Ana Montes trabalhou como analista da Agência de Inteligência de Defesa dos Estados Unidos e forneceu inúmeros segredos oficiais a Havana antes de ser descoberta pelo FBI em 2001. Ela acaba de sair da prisão depois de duas décadas atrás das grades.
“Eu vivi no monstro e conheço seu interior. E minha funda é de David.” Fidel Castro sempre foi obcecado por essa frase de seu admirado José Martí. O poeta e herói da independência cubana o incluiu em uma carta dirigida a um amigo mexicano pouco antes de morrer em combate na ilha. Martí atormentava-se com a ideia de que os Estados Unidos, esse “monstro” em que viveu durante algum tempo, estendessem a sua influência às Antilhas. Após as múltiplas tentativas de Washington de desestabilizar a Revolução Cubana devido à sua aliança com a União Soviética, Fidel decidiu enfrentar Golias com um estilingue peculiar: a infiltração de agentes secretos em suas entranhas.Ana Montes foi a mais eficaz de suas informantes por 17 anos, uma astuta analista de inteligência do Pentágono durante o dia e uma conspícua colaboradora de Havana à noite . Segundo o FBI, a Rainha de Cuba, como era conhecida, tornou-se uma das espiãs mais nocivas para a segurança dos Estados Unidos. Descoberta em 2001, ela foi condenada a 25 anos de prisão. Aos 65 anos, ele acaba de sair em liberdade condicional.
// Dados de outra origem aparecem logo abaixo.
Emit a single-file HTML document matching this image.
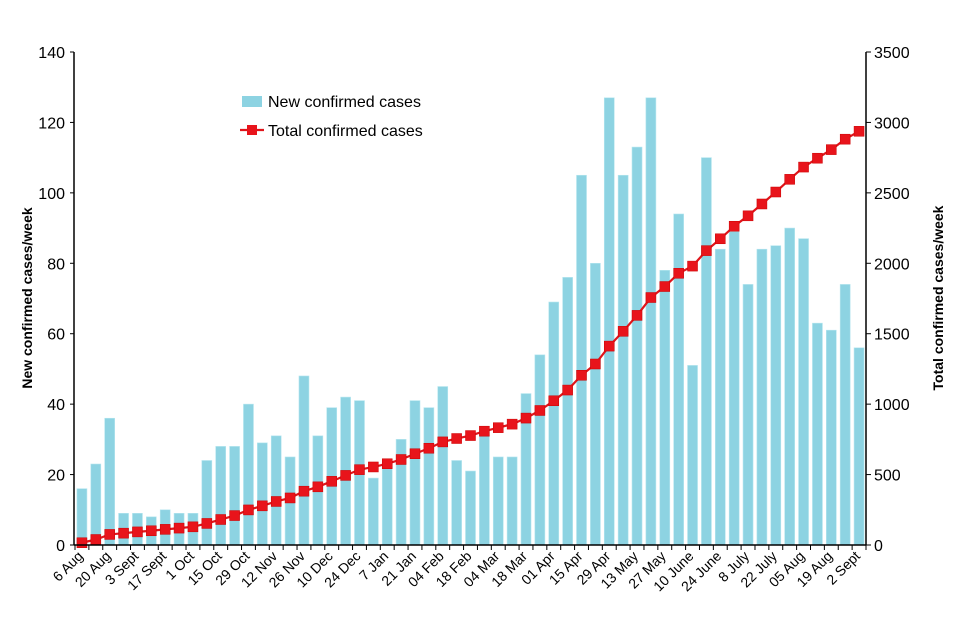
<!DOCTYPE html>
<html><head><meta charset="utf-8"><style>
html,body{margin:0;padding:0;background:#fff;}
svg{display:block;font-family:"Liberation Sans",Arial,sans-serif;}
</style></head><body>
<svg id="chart" width="960" height="640"></svg>
<script>
const categories=["6 Aug","13 Aug","20 Aug","27 Aug","3 Sept","10 Sept","17 Sept","24 Sept","1 Oct","8 Oct","15 Oct","22 Oct","29 Oct","5 Nov","12 Nov","19 Nov","26 Nov","3 Dec","10 Dec","17 Dec","24 Dec","31 Dec","7 Jan","14 Jan","21 Jan","28 Jan","04 Feb","11 Feb","18 Feb","25 Feb","04 Mar","11 Mar","18 Mar","25 Mar","01 Apr","08 Apr","15 Apr","22 Apr","29 Apr","06 May","13 May","20 May","27 May","03 June","10 June","17 June","24 June","1 July","8 July","15 July","22 July","29 July","05 Aug","12 Aug","19 Aug","26 Aug","2 Sept"];
const newCases=[16,23,36,9,9,8,10,9,9,24,28,28,40,29,31,25,48,31,39,42,41,19,23,30,41,39,45,24,21,31,25,25,43,54,69,76,105,80,127,105,113,127,78,94,51,110,84,89,74,84,85,90,87,63,61,74,56];
const totalCases=[16,39,75,84,93,101,111,120,129,153,181,209,249,278,309,334,382,413,452,494,535,554,577,607,648,687,732,756,777,808,833,858,901,955,1024,1100,1205,1285,1412,1517,1630,1757,1835,1929,1980,2090,2174,2263,2337,2421,2506,2596,2683,2746,2807,2881,2937];
const leftTicks=[0,20,40,60,80,100,120,140];
const rightTicks=[0,500,1000,1500,2000,2500,3000,3500];

const NS="http://www.w3.org/2000/svg";
const svg=document.getElementById('chart');
const X0=75,X1=866,Y0=545,Y1=52;
const n=categories.length, slot=(X1-X0)/n;
const xc=i=>X0+slot*(i+0.5);
const yL=v=>Y0-(v/140)*(Y0-Y1);
const yR=v=>Y0-(v/3500)*(Y0-Y1);
function mk(tag,attrs,parent){const e=document.createElementNS(NS,tag);for(const k in attrs)e.setAttribute(k,attrs[k]);(parent||svg).appendChild(e);return e;}

const gb=mk('g',{});


newCases.forEach((v,i)=>{
  const r=mk('rect',{x:xc(i)-5,y:yL(v),width:10,height:Y0-yL(v),fill:'#8dd3e2',stroke:'#b6e6ef','stroke-width':0.6},gb);
  
  
});
const pts=totalCases.map((v,i)=>xc(i)+','+yR(v)).join(' ');
const pl=mk('polyline',{points:pts,fill:'none',stroke:'#e0151b','stroke-width':2.2});


totalCases.forEach((v,i)=>{
  const m=mk('rect',{x:xc(i)-5,y:yR(v)-5,width:10,height:10,fill:'#e8141b',stroke:'#c00','stroke-width':0.5});
  
  
});
const la=mk('line',{x1:X0-1,y1:Y1,x2:X0-1,y2:Y0,stroke:'#000','stroke-width':1.5});

const ra=mk('line',{x1:X1,y1:Y1,x2:X1,y2:Y0,stroke:'#000','stroke-width':1.5});

const xa=mk('line',{x1:X0-1,y1:Y0,x2:X1,y2:Y0,stroke:'#000','stroke-width':1.5});

leftTicks.forEach(t=>{
  mk('line',{x1:X0-5,y1:yL(t),x2:X0-1,y2:yL(t),stroke:'#000'});
  const tx=mk('text',{x:X0-10,y:yL(t)+6,'text-anchor':'end','font-size':16,fill:'#000'});
  tx.textContent=t;
  
  
});
rightTicks.forEach(t=>{
  mk('line',{x1:X1,y1:yR(t),x2:X1+5,y2:yR(t),stroke:'#000'});
  const tx=mk('text',{x:X1+8,y:yR(t)+6,'text-anchor':'start','font-size':16,fill:'#000'});
  tx.textContent=t;
  
  
});
for(let i=0;i<=n;i++){mk('line',{x1:X0+slot*i,y1:Y0,x2:X0+slot*i,y2:Y0+5,stroke:'#000'});}
categories.forEach((c,i)=>{
  if(i%2) return;
  const x=xc(i)+2,y=Y0+12;
  const tx=mk('text',{x:x,y:y,'text-anchor':'end','font-size':14,fill:'#000',transform:`rotate(-45 ${x} ${y})`});
  tx.textContent=c;
  
  
});
const lt=mk('text',{x:32,y:298,'text-anchor':'middle','font-size':14,'font-weight':'bold',transform:'rotate(-90 32 298)'});
lt.textContent='New confirmed cases/week';

const rt=mk('text',{x:943,y:298,'text-anchor':'middle','font-size':14,'font-weight':'bold',transform:'rotate(-90 943 298)'});
rt.textContent='Total confirmed cases/week';

const lg=mk('g',{});

mk('rect',{x:242,y:96,width:20,height:11,fill:'#8dd3e2'},lg);
const l1=mk('text',{x:268,y:107,'font-size':16},lg);l1.textContent='New confirmed cases';

mk('line',{x1:240,y1:130,x2:264,y2:130,stroke:'#e0151b','stroke-width':2.2},lg);
mk('rect',{x:247,y:125,width:10,height:10,fill:'#e8141b'},lg);
const l2=mk('text',{x:268,y:136,'font-size':16},lg);l2.textContent='Total confirmed cases';

</script>
</body></html>
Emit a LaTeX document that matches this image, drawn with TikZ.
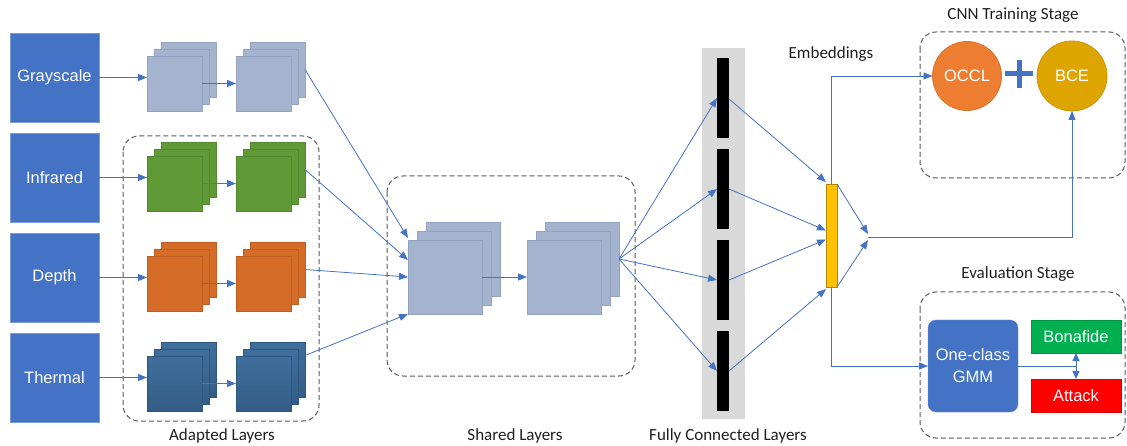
\documentclass[tikz,border=0pt]{standalone}
\usepackage{fontspec}
\setmainfont{Liberation Sans}
\newfontfamily\labelfont{Carlito}
\usetikzlibrary{arrows.meta,calc}

\definecolor{linkblue}{HTML}{4472C4}
\definecolor{inputblue}{HTML}{4472C4}
\definecolor{gsfill}{HTML}{A5B4CE}
\definecolor{gsdraw}{HTML}{93A4C2}
\definecolor{irfill}{HTML}{5F9A37}
\definecolor{irdraw}{HTML}{52892F}
\definecolor{dpfill}{HTML}{D46B26}
\definecolor{dpdraw}{HTML}{BF5E20}
\definecolor{thtop}{HTML}{3F6F9D}
\definecolor{thbot}{HTML}{335D86}
\definecolor{thdraw}{HTML}{2E5780}
\definecolor{occlfill}{HTML}{ED7D31}
\definecolor{bcefill}{HTML}{DEA400}
\definecolor{embfill}{HTML}{FFC000}
\definecolor{dashgray}{HTML}{595959}
\definecolor{fcgray}{HTML}{D9D9D9}
\definecolor{bonagreen}{HTML}{00B050}
\definecolor{attred}{HTML}{FF0000}

% three stacked feature maps; the front one carries the given name
\newcommand\layerstack[6]{%
  \node[#6, minimum width=#4pt, minimum height=#4pt, anchor=north west] (#1-b) at ({#2+2*#5},{#3-2*#5}) {};
  \node[#6, minimum width=#4pt, minimum height=#4pt, anchor=north west] (#1-m) at ({#2+#5},{#3-#5}) {};
  \node[#6, minimum width=#4pt, minimum height=#4pt, anchor=north west] (#1) at (#2,#3) {};
}

\begin{document}
\begin{tikzpicture}[x=1pt,y=-1pt,
  font=\fontsize{16.5}{19}\selectfont,
  every node/.style={inner sep=0pt, outer sep=0pt},
  link/.style={draw=linkblue, line width=0.8pt, -{Triangle[length=9pt,width=7pt]}},
  plainlink/.style={draw=linkblue, line width=0.8pt},
  inbox/.style={fill=inputblue, draw=inputblue!70!white, line width=0.8pt, text=white,
                minimum width=89pt, minimum height=89pt, anchor=north west},
  gslayer/.style={fill=gsfill, draw=gsdraw, line width=0.8pt},
  irlayer/.style={fill=irfill, draw=irdraw, line width=0.8pt},
  dplayer/.style={fill=dpfill, draw=dpdraw, line width=0.8pt},
  thlayer/.style={top color=thtop, bottom color=thbot, draw=thdraw, line width=0.8pt},
  group/.style={draw=dashgray, line width=1pt, dash pattern=on 5pt off 3pt, rounded corners=16pt},
  lbl/.style={font=\labelfont\fontsize{17}{20}\selectfont, text=black!88},
  bar/.style={fill=black, minimum width=12pt, minimum height=80pt, anchor=north west},
  loss/.style={circle, text=white, line width=0.8pt},
  verdict/.style={text=white, minimum width=90pt, minimum height=33pt, anchor=north west, line width=0.6pt}
]
\useasboundingbox (0,0) rectangle (1127,446);

% ---- modality inputs ----
\node[inbox] (gray)  at (10,33)  {Grayscale};
\node[inbox] (infra) at (10,133) {Infrared};
\node[inbox] (depth) at (10,233) {Depth};
\node[inbox] (therm) at (10,333) {Thermal};

% ---- modality-specific layers ----
\draw[group] (123,136) rectangle (319,421);
\layerstack{gs1}{147}{56}{55}{7}{gslayer}
\layerstack{gs2}{236}{56}{55}{7}{gslayer}
\layerstack{ir1}{147}{156}{55}{7}{irlayer}
\layerstack{ir2}{236}{156}{55}{7}{irlayer}
\layerstack{dp1}{147}{256}{55}{7}{dplayer}
\layerstack{dp2}{236}{256}{55}{7}{dplayer}
\layerstack{th1}{147}{356}{55}{7}{thlayer}
\layerstack{th2}{236}{356}{55}{7}{thlayer}
\node[lbl] (adaptlbl) at (222,436) {Adapted Layers};

\draw[link] (gray.east)  -- (gray.east -| gs1.west);
\draw[link] (infra.east) -- (infra.east -| ir1.west);
\draw[link] (depth.east) -- (depth.east -| dp1.west);
\draw[link] (therm.east) -- (therm.east -| th1.west);
\draw[link] (gs1.east) -- (gs2.west);
\draw[link] (ir1.east) -- (ir2.west);
\draw[link] (dp1.east) -- (dp2.west);
\draw[link] (th1.east) -- (th2.west);

% ---- shared layers ----
\draw[group] (387,176) rectangle (635,376);
\layerstack{sh1}{408}{240}{74}{9}{gslayer}
\layerstack{sh2}{527}{240}{74}{9}{gslayer}
\node[lbl] (sharedlbl) at (515,436) {Shared Layers};

\draw[link] (gs2-b.east) -- ([yshift=39pt]sh1.west);
\draw[link] (ir2-b.east) -- ([yshift=17pt]sh1.west);
\draw[link] (dp2-b.east) -- (sh1.west);
\draw[link] ([yshift=14pt]th2-b.east) -- ([yshift=-37pt]sh1.west);
\draw[link] (sh1.east) -- (sh2.west);

% ---- fully connected layers ----
\node[fill=fcgray, minimum width=43pt, minimum height=371pt, anchor=north west] (fcbg) at (702,48) {};
\node[bar] (fc1) at (717,58) {};
\node[bar] (fc2) at (717,149) {};
\node[bar] (fc3) at (717,240) {};
\node[bar] (fc4) at (717,331) {};
\node[lbl] (fclbl) at (728,436) {Fully Connected Layers};

\foreach \b in {fc1,fc2,fc3,fc4}
  \draw[link] (sh2-b.east) -- (\b.west);

% ---- embedding ----
\node[fill=embfill, draw=embfill!70!black, line width=0.8pt, minimum width=11pt, minimum height=103pt, anchor=north west] (emb) at (826,184) {};
\node[lbl] (emblbl) at (831,54) {Embeddings};

\draw[link] ([yshift=-1pt]fc1.east) -- ([yshift=2pt]emb.north west);
\draw[link] (fc2.east) -- ([yshift=5pt]emb.west);
\draw[link] (fc3.east) -- ([yshift=-4pt]emb.west);
\draw[link] (fc4.east) -- ([yshift=-2pt]emb.south west);

% ---- training stage ----
\draw[group] (920,32) rectangle (1125,178);
\node[lbl] (trainlbl) at (1013,15) {CNN Training Stage};
\node[loss, fill=occlfill, draw=occlfill!92!black, minimum size=69pt] (occl) at (967,76) {OCCL};
\node[loss, fill=bcefill, draw=bcefill!90!black, minimum size=70pt] (bce) at (1072,76) {BCE};
\draw[linkblue, line width=5pt] (1005,74) -- (1033,74) (1019,60) -- (1019,88);

\coordinate (merge) at (868,237);
\draw[link] (emb.north) |- (occl.west);
\draw[link] (emb.north east) -- ([yshift=3pt]merge);
\draw[link] (emb.south east) -- ([yshift=-3pt]merge);
\draw[link] (merge) -| (bce.south);

% ---- evaluation stage ----
\draw[group] (920,292) rectangle (1125,438);
\node[lbl] (evallbl) at (1018,274) {Evaluation Stage};
\node[fill=inputblue, draw=inputblue!80!white, rounded corners=8pt, text=white, align=center,
      minimum width=90pt, minimum height=92pt, anchor=north west, font=\fontsize{16.5}{22}\selectfont] (gmm) at (928,320) {One-class\\GMM};
\node[verdict, fill=bonagreen, draw=bonagreen!85!black] (bona) at (1031,320) {Bonafide};
\node[verdict, fill=attred, draw=attred!85!black] (att) at (1031,379) {Attack};

\draw[link] (emb.south) |- (gmm.west);
\draw[plainlink] (gmm.east) -- (gmm.east -| bona.south);
\draw[draw=linkblue, line width=0.8pt, {Triangle[length=8pt,width=7pt]}-{Triangle[length=8pt,width=7pt]}] (bona.south) -- (att.north);
\end{tikzpicture}
\end{document}
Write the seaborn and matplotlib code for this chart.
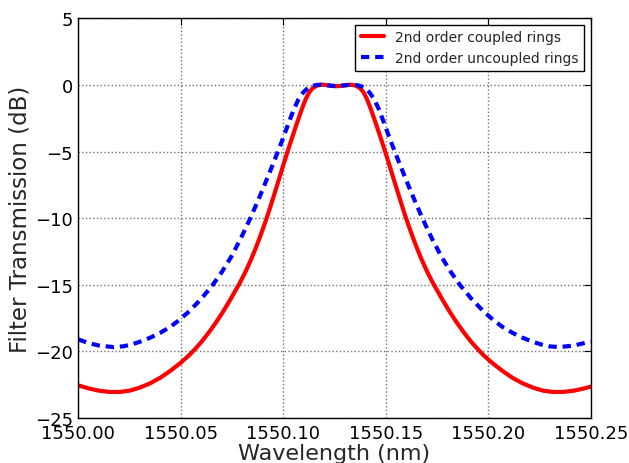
import matplotlib
matplotlib.use("Agg")
import matplotlib.pyplot as plt
import seaborn as sns
import numpy as np
import pandas as pd

# Wavelength offsets (nm, relative to 1550) and transmission (dB)
coupled_x = [0.000, 0.005, 0.010, 0.015, 0.020, 0.025, 0.030, 0.035, 0.040, 0.045,
             0.050, 0.054, 0.057, 0.060, 0.0635, 0.067, 0.0705, 0.074, 0.0765, 0.0786,
             0.0815, 0.0843, 0.0863, 0.0883, 0.0902, 0.0919, 0.0938, 0.0956, 0.0973, 0.0989,
             0.1005, 0.1021, 0.1039, 0.1060, 0.1080, 0.1097, 0.1112, 0.1128, 0.1145, 0.1165,
             0.1190, 0.1215, 0.1240, 0.1259, 0.1278, 0.1303, 0.1328, 0.1353, 0.1373, 0.1390,
             0.1406, 0.1421, 0.1438, 0.1458, 0.1479, 0.1497, 0.1513, 0.1529, 0.1545, 0.1562,
             0.1580, 0.1599, 0.1616, 0.1635, 0.1655, 0.1675, 0.1703, 0.1732, 0.1753, 0.1778,
             0.1813, 0.1848, 0.1883, 0.1918, 0.1948, 0.1978, 0.2018, 0.2068, 0.2118, 0.2168,
             0.2218, 0.2268, 0.2318, 0.2368, 0.2418, 0.2468, 0.2500]
coupled_db = [-22.55, -22.78, -22.95, -23.04, -23.05, -22.95, -22.72, -22.40, -21.98, -21.45,
              -20.85, -20.30, -19.82, -19.30, -18.62, -17.87, -17.05, -16.16, -15.48, -14.92,
              -14.05, -13.10, -12.35, -11.55, -10.75, -10.00, -9.10, -8.22, -7.38, -6.58,
              -5.78, -5.00, -4.15, -3.18, -2.28, -1.55, -0.98, -0.52, -0.22, -0.05,
              0.02, -0.02, -0.08, -0.10, -0.08, -0.02, 0.02, -0.05, -0.22, -0.52,
              -0.98, -1.55, -2.28, -3.18, -4.15, -5.00, -5.78, -6.58, -7.38, -8.22,
              -9.10, -10.00, -10.75, -11.55, -12.35, -13.10, -14.05, -14.92, -15.48, -16.16,
              -17.05, -17.87, -18.62, -19.30, -19.82, -20.30, -20.85, -21.45, -21.98, -22.40,
              -22.72, -22.95, -23.05, -23.04, -22.95, -22.78, -22.65]

uncoupled_x = [0.000, 0.005, 0.010, 0.0172, 0.022, 0.026, 0.030, 0.035, 0.0398, 0.0447,
               0.0495, 0.0544, 0.060, 0.0654, 0.070, 0.0746, 0.0792, 0.0838, 0.0862, 0.0883,
               0.0908, 0.0932, 0.0955, 0.0976, 0.0990, 0.1005, 0.1030, 0.1053, 0.1075, 0.1097,
               0.1115, 0.1135, 0.1160, 0.1185, 0.1215, 0.1240, 0.1259, 0.1278, 0.1303, 0.1333,
               0.1358, 0.1383, 0.1403, 0.1421, 0.1443, 0.1465, 0.1488, 0.1513, 0.1528, 0.1542,
               0.1563, 0.1586, 0.1610, 0.1635, 0.1656, 0.1680, 0.1726, 0.1772, 0.1818, 0.1864,
               0.1918, 0.1974, 0.2023, 0.2071, 0.2120, 0.2168, 0.2218, 0.2258, 0.2298, 0.2346,
               0.2418, 0.2468, 0.2500]
uncoupled_db = [-19.10, -19.38, -19.56, -19.68, -19.62, -19.48, -19.28, -18.98, -18.62, -18.18,
                -17.62, -16.95, -16.05, -15.05, -14.05, -12.90, -11.55, -10.05, -9.20, -8.45,
                -7.53, -6.62, -5.74, -4.92, -4.36, -3.75, -2.70, -1.78, -1.06, -0.57,
                -0.30, -0.12, -0.01, 0.02, -0.03, -0.07, -0.08, -0.07, -0.03, 0.02,
                -0.01, -0.12, -0.30, -0.57, -1.06, -1.78, -2.70, -3.75, -4.36, -4.92,
                -5.74, -6.62, -7.53, -8.45, -9.20, -10.05, -11.55, -12.90, -14.05, -15.05,
                -16.05, -16.95, -17.62, -18.18, -18.62, -18.98, -19.28, -19.48, -19.62, -19.68,
                -19.56, -19.38, -19.25]

x_ticks = [1550.00, 1550.05, 1550.10, 1550.15, 1550.20, 1550.25]
x_tick_labels = ["1550.00", "1550.05", "1550.10", "1550.15", "1550.20", "1550.25"]
y_ticks = [-25, -20, -15, -10, -5, 0, 5]

df_c = pd.DataFrame({"wl": 1550 + np.array(coupled_x), "db": coupled_db})
df_u = pd.DataFrame({"wl": 1550 + np.array(uncoupled_x), "db": uncoupled_db})

sns.set_style("white")
plt.rcParams["font.family"] = ["DejaVu Sans"]

fig = plt.figure(figsize=(6.29, 4.64), dpi=100)
ax = fig.add_axes([0.1245, 0.0970, 0.8146, 0.8614])

sns.lineplot(data=df_c, x="wl", y="db", ax=ax, color="red", lw=3,
             label="2nd order coupled rings", sort=False)
sns.lineplot(data=df_u, x="wl", y="db", ax=ax, color="blue", lw=3,
             linestyle=(0, (2.0, 1.4)), label="2nd order uncoupled rings", sort=False)

ax.set_xlim(1550.0, 1550.25)
ax.set_ylim(-25, 5)
ax.set_xticks(x_ticks)
ax.set_xticklabels(x_tick_labels)
ax.set_yticks(y_ticks)
ax.tick_params(direction="in", length=5, width=0.8, top=True, right=True,
               labelsize=13, pad=4, colors="black")
ax.grid(True, color="0.45", linestyle=":", linewidth=1)
for s in ax.spines.values():
    s.set_color("black")
    s.set_linewidth(1)
ax.set_xlabel("Wavelength (nm)", fontsize=16, labelpad=1)
ax.set_ylabel("Filter Transmission (dB)", fontsize=16.5, labelpad=2)

leg = ax.legend(loc="upper right", fontsize=10, frameon=True, fancybox=False,
                handlelength=1.7, handletextpad=0.8, borderaxespad=0.45, framealpha=1)
leg.get_frame().set_edgecolor("black")
leg.get_frame().set_linewidth(1)

fig.savefig("out.png", dpi=100)
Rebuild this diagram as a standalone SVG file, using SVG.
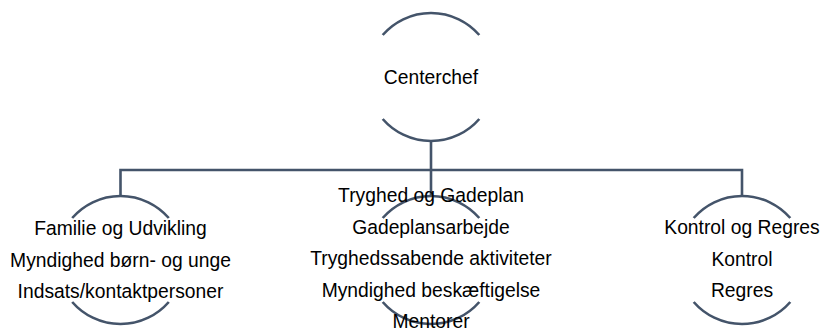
<svg xmlns="http://www.w3.org/2000/svg" width="822" height="331" viewBox="0 0 822 331">
<style>
.arc{fill:none;stroke:#44546A;stroke-width:2.6;}
.con{fill:none;stroke:#44546A;stroke-width:2.6;}
text{font-family:"Liberation Sans",Arial,sans-serif;font-size:19.3px;fill:#000;text-anchor:middle;}
</style>
<rect width="822" height="331" fill="#fff"/>
<g id="connectors">
<path class="con" d="M431,141 V197"/>
<path class="con" d="M120.5,196 V170 H742 V196"/>
</g>
<g id="node-centerchef">
<path class="arc" d="M382.7,35 A64,64 0 0 1 479.3,35"/>
<path class="arc" d="M382.7,119 A64,64 0 0 0 479.3,119"/>
<text x="431" y="83.5">Centerchef</text>
</g>
<g id="node-familie">
<path class="arc" d="M72.2,218 A64,64 0 0 1 168.8,218"/>
<path class="arc" d="M72.2,302 A64,64 0 0 0 168.8,302"/>
<text x="120.5" y="235">Familie og Udvikling</text>
<text x="120.5" y="266.5">Myndighed børn- og unge</text>
<text x="120.5" y="298">Indsats/kontaktpersoner</text>
</g>
<g id="node-tryghed">
<path class="arc" d="M382.7,218 A64,64 0 0 1 479.3,218"/>
<path class="arc" d="M382.7,302 A64,64 0 0 0 479.3,302"/>
<text x="431" y="202">Tryghed og Gadeplan</text>
<text x="431" y="233.5">Gadeplansarbejde</text>
<text x="431" y="265">Tryghedssabende aktiviteter</text>
<text x="431" y="296.5">Myndighed beskæftigelse</text>
<text x="431" y="328">Mentorer</text>
</g>
<g id="node-kontrol">
<path class="arc" d="M693.7,218 A64,64 0 0 1 790.3,218"/>
<path class="arc" d="M693.7,302 A64,64 0 0 0 790.3,302"/>
<text x="742" y="234">Kontrol og Regres</text>
<text x="742" y="265.5">Kontrol</text>
<text x="742" y="297">Regres</text>
</g>
</svg>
Dez dias após os ataques islâmicos de 11 de setembro, a segurança nacional dos Estados Unidos estava em risco. Buracos tiveram que ser tampados em todos os lugares. Um diretor da Agência de Inteligência de Defesa (DIA, na sigla em inglês) chama para seu escritório uma de suas melhores analistas, Ana Montes, que está em vias de ser promovida a consultora da CIA por sua experiência em avaliação. Montes acredita que seja algo relacionado aos ataques, mas ao ver dois agentes do FBI na sala, empalidece.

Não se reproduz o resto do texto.